Safety of National Guard training site questioned - KOTA Territory News

Safety of National Guard training site questioned


Each year, the South Dakota National Guard places troops throughout the Black Hills as part of the Golden Coyote training exercise.

But the Adjutant General of the Guard has postponed training in one location: the Buffalo Gap National Grassland.

Areas in the National Grassland while beautiful in looks might possibly contain a high level of radiation.

"So I think it's something we should know more about and take very seriously," said Gary Heckenliable, with Action for the Environment.

The same area is where the South Dakota National Guard wanted to train as part of Golden Coyote this summer.

"We've been working on getting this cleared for about three years," said Adjutant Major General of the South Dakota National Guard Tim Reisch .
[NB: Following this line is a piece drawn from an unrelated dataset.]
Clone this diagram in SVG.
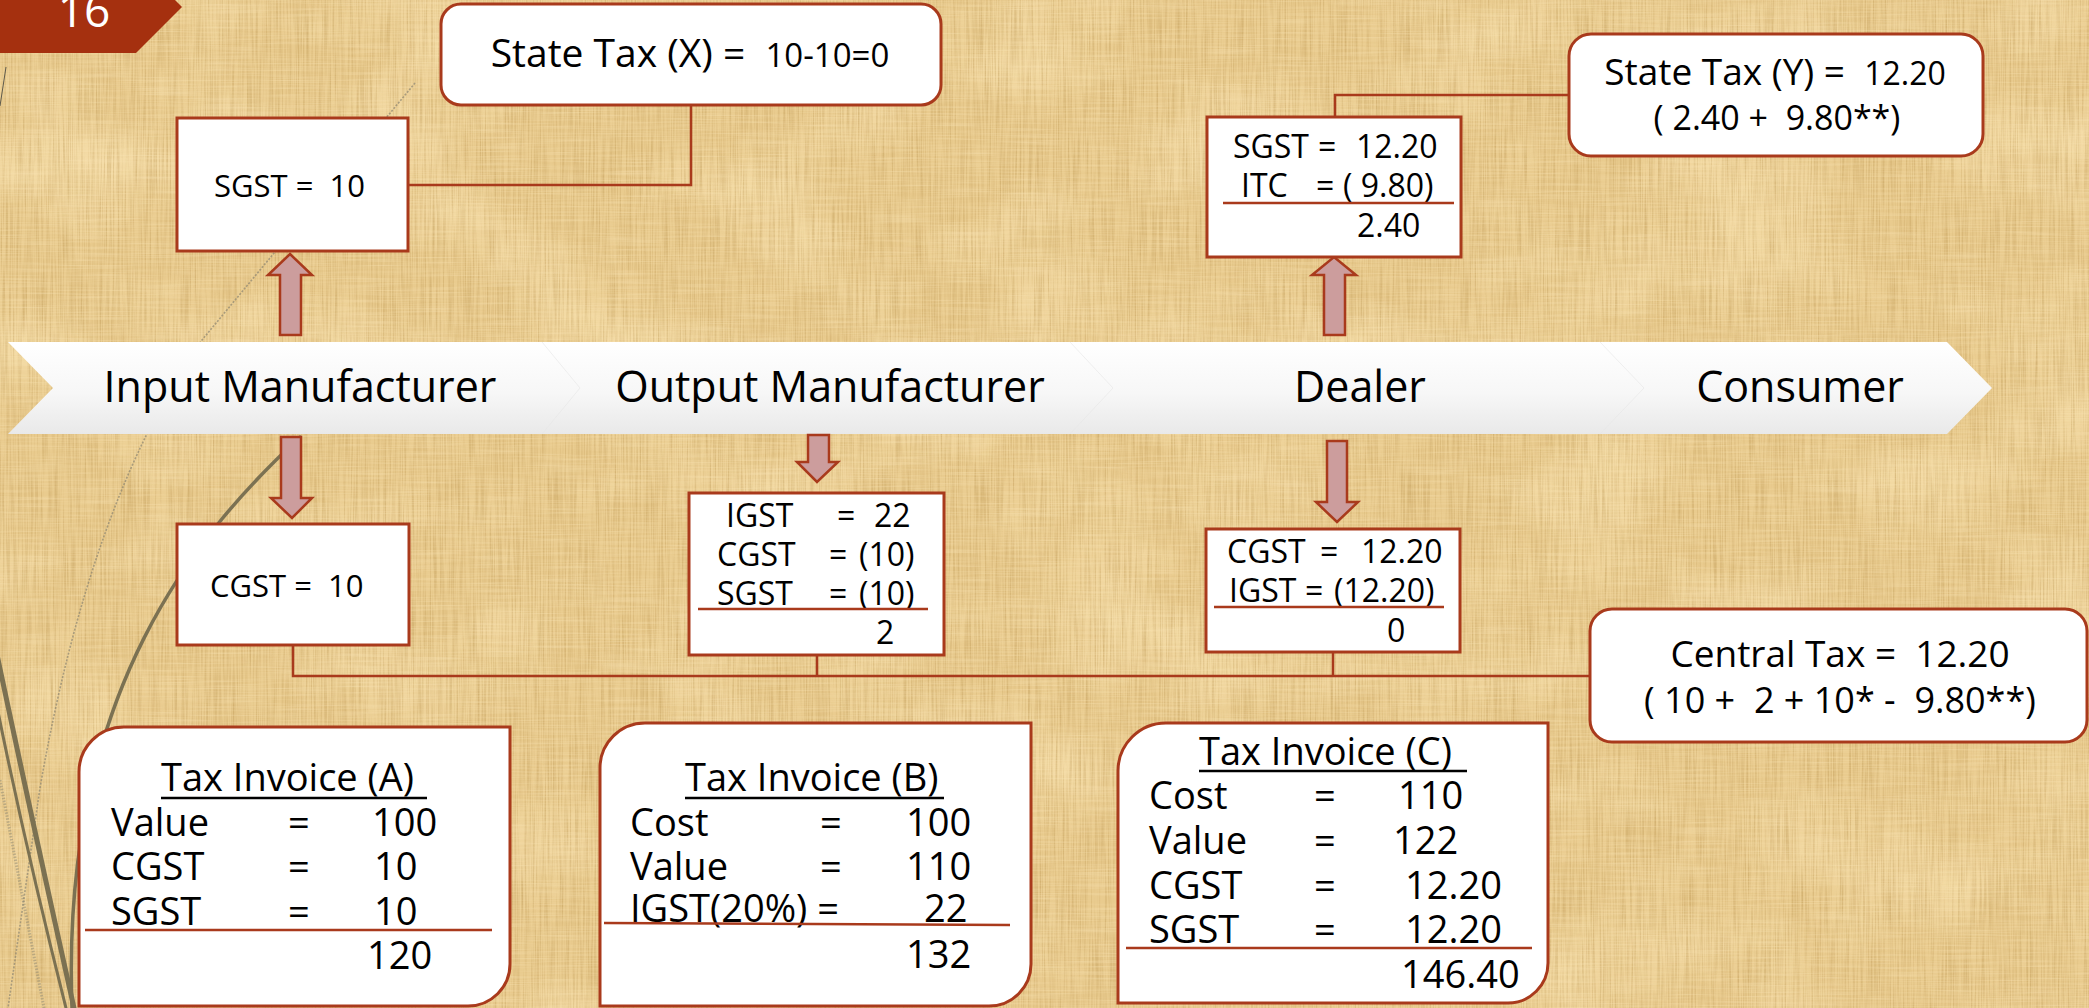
<svg xmlns="http://www.w3.org/2000/svg" width="2089" height="1008" viewBox="0 0 2089 1008" xml:space="preserve">
  <defs>
    <style>
      .t { font-family: "Open Sans", "Liberation Sans", sans-serif; fill: #000; white-space: pre; }
      .box { fill: #fff; stroke: #A93A1C; stroke-width: 3; }
      .conn { fill: none; stroke: #A93A1C; stroke-width: 2.5; }
      .rule { stroke: #A93A1C; stroke-width: 2.5; }
      .uline { stroke: #000; stroke-width: 2.5; }
      .arrow { fill: #CC9D9D; stroke: #A93A1C; stroke-width: 2.5; stroke-linejoin: miter; }
      .sep { fill: none; stroke: #E6E6E6; stroke-width: 1; opacity: 0.6; }
      .wisp { fill: none; stroke: #7B7152; stroke-linecap: round; }
    </style>
    <linearGradient id="bannerFill" x1="0" y1="0" x2="0" y2="1">
      <stop offset="0" stop-color="#FFFFFF"/>
      <stop offset="0.55" stop-color="#F7F7F7"/>
      <stop offset="1" stop-color="#E9E9E9"/>
    </linearGradient>
    <!-- woven papyrus texture: vertical and horizontal fibres plus soft blotches -->
    <filter id="fibreV" x="0" y="0" width="100%" height="100%" color-interpolation-filters="sRGB">
      <feTurbulence type="fractalNoise" baseFrequency="0.6 0.015" numOctaves="2" seed="4"/>
      <feColorMatrix type="matrix" values="0 0 0 0 0.66  0 0 0 0 0.50  0 0 0 0 0.22  1.6 0 0 0 -0.64"/>
    </filter>
    <filter id="fibreH" x="0" y="0" width="100%" height="100%" color-interpolation-filters="sRGB">
      <feTurbulence type="fractalNoise" baseFrequency="0.015 0.6" numOctaves="2" seed="9"/>
      <feColorMatrix type="matrix" values="0 0 0 0 0.98  0 0 0 0 0.90  0 0 0 0 0.72  1.6 0 0 0 -0.62"/>
    </filter>
    <filter id="blotch" x="0" y="0" width="100%" height="100%" color-interpolation-filters="sRGB">
      <feTurbulence type="fractalNoise" baseFrequency="0.006 0.01" numOctaves="3" seed="2"/>
      <feColorMatrix type="matrix" values="0 0 0 0 0.97  0 0 0 0 0.88  0 0 0 0 0.68  2.2 0 0 0 -0.95"/>
    </filter>
  </defs>

  <!-- background -->
  <g id="background">
    <rect width="2089" height="1008" fill="#E9CB8E"/>
    <rect width="2089" height="1008" filter="url(#blotch)" opacity="0.8"/>
    <rect width="2089" height="1008" filter="url(#fibreV)" opacity="0.45"/>
    <rect width="2089" height="1008" filter="url(#fibreH)" opacity="0.5"/>
  </g>

  <!-- decorative wisps at the left edge -->
  <g id="wisps">
    <path d="M6,67 L0,106" fill="none" stroke="#5E5A4C" stroke-width="1"/>
    <path d="M415,83 L202,340 Q90,500 40,788 L8,1008" fill="none" stroke="#8C8570" stroke-width="1.6" stroke-dasharray="2 1.5" opacity="0.7"/>
    <path class="wisp" d="M300,437 C200,530 60,690 72,1008" stroke-width="3.5"/>
    <path class="wisp" d="M-4,650 Q32,820 74,1008" stroke-width="5"/>
    <path class="wisp" d="M-4,702 Q26,850 66,1008" stroke-width="3"/>
    <path d="M0,780 L44,1008" fill="none" stroke="#8C8570" stroke-width="3" stroke-dasharray="1.5 1.5" opacity="0.5"/>
  </g>

  <!-- slide number badge -->
  <g id="badge">
    <polygon points="0,-39 136,-39 182,7 136,53 0,53" fill="#A5300F"/>
    <text class="t" x="84" y="27" font-size="46" text-anchor="middle" style="fill:#fff">16</text>
  </g>

  <!-- supply chain banner -->
  <g id="banner">
    <polygon points="8,342 1947,342 1992,388 1947,434 8,434 53,388" fill="url(#bannerFill)"/>
    <polyline class="sep" points="542,342 580,388 542,434"/>
    <polyline class="sep" points="1070,342 1113,388 1070,434"/>
    <polyline class="sep" points="1600,342 1644,388 1600,434"/>
    <text class="t" x="300" y="402" font-size="43" text-anchor="middle">Input Manufacturer</text>
    <text class="t" x="830" y="402" font-size="43" text-anchor="middle">Output Manufacturer</text>
    <text class="t" x="1360" y="402" font-size="43" text-anchor="middle">Dealer</text>
    <text class="t" x="1800" y="402" font-size="43" text-anchor="middle">Consumer</text>
  </g>

  <!-- connectors -->
  <g id="connectors">
    <polyline class="conn" points="408,185 691,185 691,105"/>
    <polyline class="conn" points="1335,117 1335,95 1569,95"/>
    <polyline class="conn" points="293,645 293,676 1590,676"/>
    <line class="conn" x1="817" y1="655" x2="817" y2="676"/>
    <line class="conn" x1="1333" y1="652" x2="1333" y2="676"/>
  </g>

  <!-- block arrows between banner and tax boxes -->
  <g id="arrows">
    <polygon class="arrow" points="290,254 312,275 301,275 301,335 280,335 280,275 268,275"/>
    <polygon class="arrow" points="1334,257 1356,275 1345,275 1345,335 1324,335 1324,275 1312,275"/>
    <polygon class="arrow" points="281,437 301,437 301,498 312,498 292,518 271,498 281,498"/>
    <polygon class="arrow" points="808,435 829,435 829,462 838,462 817,482 797,462 808,462"/>
    <polygon class="arrow" points="1327,441 1347,441 1347,502 1358,502 1337,522 1316,502 1327,502"/>
  </g>

  <!-- state tax summary (X) -->
  <g id="state-tax-x">
    <rect class="box" x="441" y="4" width="500" height="101" rx="20"/>
    <text class="t" x="690" y="67" font-size="39" text-anchor="middle">State Tax (X) =  <tspan font-size="33">10-10=0</tspan></text>
  </g>

  <!-- input manufacturer SGST -->
  <g id="input-sgst">
    <rect class="box" x="177" y="118" width="231" height="133"/>
    <text class="t" x="214" y="197" font-size="31">SGST =  10</text>
  </g>

  <!-- input manufacturer CGST -->
  <g id="input-cgst">
    <rect class="box" x="177" y="524" width="232" height="121"/>
    <text class="t" x="210" y="597" font-size="31">CGST =  10</text>
  </g>

  <!-- output manufacturer IGST set-off -->
  <g id="output-igst">
    <rect class="box" x="689" y="493" width="255" height="162"/>
    <text class="t" x="726" y="527" font-size="32">IGST</text>
    <text class="t" x="837" y="527" font-size="32">=</text>
    <text class="t" x="874" y="527" font-size="32">22</text>
    <text class="t" x="717" y="566" font-size="32">CGST</text>
    <text class="t" x="829" y="566" font-size="32">=</text>
    <text class="t" x="859" y="566" font-size="32">(10)</text>
    <text class="t" x="717" y="605" font-size="32">SGST</text>
    <text class="t" x="829" y="605" font-size="32">=</text>
    <text class="t" x="859" y="605" font-size="32">(10)</text>
    <line class="rule" x1="698" y1="609" x2="928" y2="609"/>
    <text class="t" x="876" y="644" font-size="32">2</text>
  </g>

  <!-- dealer SGST -->
  <g id="dealer-sgst">
    <rect class="box" x="1207" y="117" width="254" height="140"/>
    <text class="t" x="1233" y="158" font-size="32">SGST</text>
    <text class="t" x="1318" y="158" font-size="32">=</text>
    <text class="t" x="1356" y="158" font-size="32">12.20</text>
    <text class="t" x="1241" y="197" font-size="32">ITC</text>
    <text class="t" x="1316" y="197" font-size="32">=</text>
    <text class="t" x="1343" y="197" font-size="32">( 9.80)</text>
    <line class="rule" x1="1223" y1="203" x2="1454" y2="203"/>
    <text class="t" x="1357" y="237" font-size="32">2.40</text>
  </g>

  <!-- dealer CGST -->
  <g id="dealer-cgst">
    <rect class="box" x="1206" y="529" width="254" height="123"/>
    <text class="t" x="1227" y="563" font-size="32">CGST</text>
    <text class="t" x="1320" y="563" font-size="32">=</text>
    <text class="t" x="1361" y="563" font-size="32">12.20</text>
    <text class="t" x="1229" y="602" font-size="32">IGST</text>
    <text class="t" x="1305" y="602" font-size="32">=</text>
    <text class="t" x="1334" y="602" font-size="32">(12.20)</text>
    <line class="rule" x1="1214" y1="607" x2="1444" y2="607"/>
    <text class="t" x="1387" y="642" font-size="32">0</text>
  </g>

  <!-- state tax summary (Y) -->
  <g id="state-tax-y">
    <rect class="box" x="1569" y="34" width="414" height="122" rx="22"/>
    <text class="t" x="1775" y="85" font-size="37" text-anchor="middle">State Tax (Y) =  <tspan font-size="32">12.20</tspan></text>
    <text class="t" x="1777" y="130" font-size="34" text-anchor="middle">( 2.40 +  9.80**)</text>
  </g>

  <!-- central tax summary -->
  <g id="central-tax">
    <rect class="box" x="1590" y="609" width="497" height="133" rx="22"/>
    <text class="t" x="1840" y="667" font-size="37" text-anchor="middle">Central Tax =  12.20</text>
    <text class="t" x="1840" y="713" font-size="36" text-anchor="middle">( 10 +  2 + 10* -  9.80**)</text>
  </g>

  <!-- tax invoice A -->
  <g id="invoice-a">
    <path class="box" d="M79,772 A45,45 0 0 1 124,727 L510,727 L510,964 A42,42 0 0 1 468,1006 L79,1006 Z"/>
    <text class="t" x="161" y="791" font-size="38">Tax Invoice (A)</text>
    <line class="uline" x1="161" y1="798" x2="427" y2="798"/>
    <text class="t" x="111" y="836" font-size="38">Value</text>
    <text class="t" x="288" y="836" font-size="38">=</text>
    <text class="t" x="372" y="836" font-size="38">100</text>
    <text class="t" x="111" y="880" font-size="38">CGST</text>
    <text class="t" x="288" y="880" font-size="38">=</text>
    <text class="t" x="374" y="880" font-size="38">10</text>
    <text class="t" x="111" y="925" font-size="38">SGST</text>
    <text class="t" x="288" y="925" font-size="38">=</text>
    <text class="t" x="374" y="925" font-size="38">10</text>
    <line class="rule" x1="85" y1="930" x2="492" y2="930"/>
    <text class="t" x="367" y="969" font-size="38">120</text>
  </g>

  <!-- tax invoice B -->
  <g id="invoice-b">
    <path class="box" d="M600,768 A45,45 0 0 1 645,723 L1031,723 L1031,964 A42,42 0 0 1 989,1006 L600,1006 Z"/>
    <text class="t" x="685" y="791" font-size="38">Tax Invoice (B)</text>
    <line class="uline" x1="685" y1="798" x2="944" y2="798"/>
    <text class="t" x="630" y="836" font-size="38">Cost</text>
    <text class="t" x="820" y="836" font-size="38">=</text>
    <text class="t" x="906" y="836" font-size="38">100</text>
    <text class="t" x="630" y="880" font-size="38">Value</text>
    <text class="t" x="820" y="880" font-size="38">=</text>
    <text class="t" x="906" y="880" font-size="38">110</text>
    <text class="t" x="630" y="922" font-size="38">IGST(20%) =</text>
    <text class="t" x="924" y="922" font-size="38">22</text>
    <line class="rule" x1="604" y1="923" x2="1010" y2="925"/>
    <text class="t" x="906" y="968" font-size="38">132</text>
  </g>

  <!-- tax invoice C -->
  <g id="invoice-c">
    <path class="box" d="M1118,771 A48,48 0 0 1 1166,723 L1548,723 L1548,963 A40,40 0 0 1 1508,1003 L1118,1003 Z"/>
    <text class="t" x="1199" y="765" font-size="38">Tax Invoice (C)</text>
    <line class="uline" x1="1199" y1="771" x2="1467" y2="771"/>
    <text class="t" x="1149" y="809" font-size="38">Cost</text>
    <text class="t" x="1314" y="809" font-size="38">=</text>
    <text class="t" x="1398" y="809" font-size="38">110</text>
    <text class="t" x="1149" y="854" font-size="38">Value</text>
    <text class="t" x="1314" y="854" font-size="38">=</text>
    <text class="t" x="1393" y="854" font-size="38">122</text>
    <text class="t" x="1149" y="899" font-size="38">CGST</text>
    <text class="t" x="1314" y="899" font-size="38">=</text>
    <text class="t" x="1405" y="899" font-size="38">12.20</text>
    <text class="t" x="1149" y="943" font-size="38">SGST</text>
    <text class="t" x="1314" y="943" font-size="38">=</text>
    <text class="t" x="1405" y="943" font-size="38">12.20</text>
    <line class="rule" x1="1126" y1="948" x2="1532" y2="948"/>
    <text class="t" x="1401" y="988" font-size="38">146.40</text>
  </g>
</svg>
But those plans are on hold after a study was brought forward conducted by Charmaine White Face, Coordinator of the Defenders of the Black Hills.

"There are some places where there is a greater occurrence of it and I think that's where Charmaine is talking about, that is a specific area down there where that is very, very close to the ground," said Heckenliable.

And if radiation is close to the ground, Heckenliable says it poses more of a threat.

"I think what you set yourself up for is not any tragedy tomorrow but it's an accumulative kind of thing that over the years can produce things like cancer," said Heckenliable.

Adjutant Major General Tim Reisch says the National Guard tested the area and the results showed no safety concerns - but he's decided to play it safe.

"The safety of our soldiers and airmen is paramount and there's always a chance that the first testing would be wrong so we'd rather take another test and do further testing then take a risk," said General Reisch.

But he says the cancellation won't prevent the soldiers from training.

"We've been training in the black hills for almost 30 years with this exercise so we do have other places to choose from. So that's good," adds Reisch.

General Reisch says soldiers would have occupied the area for at least ten days during training.

The location was central to training on the Pine Ridge Reservation and in northern Nebraska.